Excessive sunbathing and using tanning beds might give Estonians a Southern swarthy look but, in addition, dangerously damaged cells. With bad luck this threatens to develop into melanoma, a type of skin cancer which comprises only a tenth of skin cancers but is aggressive and malignant.
Ultraviolet rays damaging the DNA of skin’s pigment cells are of cardinal importance in the development of melanoma. Oncologists estimate that melanoma incidence is increasing by 5- 7 per cent a year in Estonia. People aged 20-59 years are considered the age group at risk with a maximum risk lying with 30-year-olds.
“Melanoma is a serious problem. It is already quietly being called an epidemic,” knows Lilian Järvekülg, a scientist at the Competence Centre for Cancer Research (CCCR) in Tallinn and professor and head of the Chair of Molecular Diagnostics at Tallinn University of Technology’s Department of Gene Technology. “However, presently there is no vaccine against melanoma.”

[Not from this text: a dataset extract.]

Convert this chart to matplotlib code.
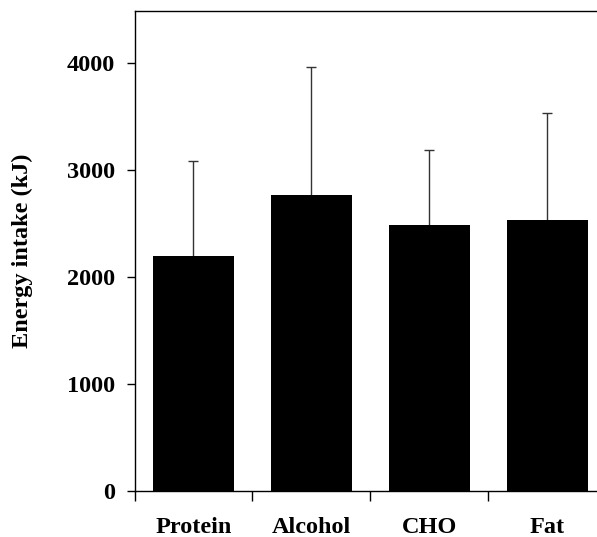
import matplotlib.pyplot as plt
import numpy as np

# mean energy intake per macronutrient condition, with upper SD
categories = ["Protein", "Alcohol", "CHO", "Fat"]
mean_kj = [2200, 2770, 2490, 2535]
upper_kj = [3090, 3965, 3190, 3540]
sd_kj = [u - m for u, m in zip(upper_kj, mean_kj)]
y_ticks = [0, 1000, 2000, 3000, 4000]

plt.rcParams["font.family"] = ["Liberation Serif", "DejaVu Serif"]
plt.rcParams["font.weight"] = "bold"

fig = plt.figure(figsize=(5.97, 5.37), dpi=100)
ax = fig.add_axes([0.2253, 0.0862, 0.7747, 0.8933])

x = np.arange(len(categories))

# bars first, then only the upper half of each error bar
ax.bar(x, mean_kj, width=0.68, color="black", zorder=2)
eb = ax.errorbar(x, mean_kj, yerr=[np.zeros(len(sd_kj)), sd_kj], fmt="none",
                 ecolor="#333333", elinewidth=1.0, capsize=3.3, capthick=1.0, zorder=1)
eb[1][0].set_visible(False)  # no cap on the zero-length lower side

ax.set_xlim(-0.496, 3.42)
ax.set_ylim(0, 4490)

ax.set_yticks(y_ticks)
ax.set_yticklabels([str(v) for v in y_ticks], fontsize=17.5, fontweight="bold")
ax.tick_params(axis="y", direction="out", length=6, width=1, pad=8)

# category names centred under bars, tick marks between the bars
ax.set_xticks(x)
ax.set_xticklabels(categories, fontsize=17.5, fontweight="bold")
ax.tick_params(axis="x", which="major", length=0, pad=19)
ax.set_xticks(np.arange(-0.5, 3.0, 1.0), minor=True)
ax.tick_params(axis="x", which="minor", direction="out", length=7, width=1)

ax.set_ylabel("Energy intake (kJ)", fontsize=17.5, fontweight="bold")
ax.yaxis.set_label_coords(-0.22, 0.5)

ax.spines["right"].set_visible(False)
for side in ["left", "top", "bottom"]:
    ax.spines[side].set_linewidth(1.0)

fig.savefig("out.png", dpi=100)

A vaccine could prove beneficial in cases where a person has been operated on for melanoma but there is a risk for the return of cancer as new metastases. In people with a familial history suggesting hereditary risk for melanoma pre-emptive vaccination might be considered – if there only was such a vaccine.
It appears that in the laboratories of CCCR operating in the building of natural sciences of TUT a candidate for the vaccine actually exists. It is true that so far it has only been tested in mice but the tests have been successful.
A few months ago scientists studied mice that had been infected with melanoma and vaccinated thereafter. The vaccine made the mice’s immune system effectively fight the melanoma.
“When we injected our vaccine to mice their melanomas started to patently regress and decrease in size,” describes Sirje Rüütel-Boudinot, immunologist at CCCR and TUT.
How does this candidate vaccine created by Estonians work? As in many other CCCR projects, synergy of different study areas was crucial here, especially the prolific cooperation of a researcher of plant viruses, Lilian Järvekülg and immunologist Sirje Rüütel-Boudinot. The idea of using plant virus A’s “empty shell”, its protein particle without the virus’s genetic code, was clasped.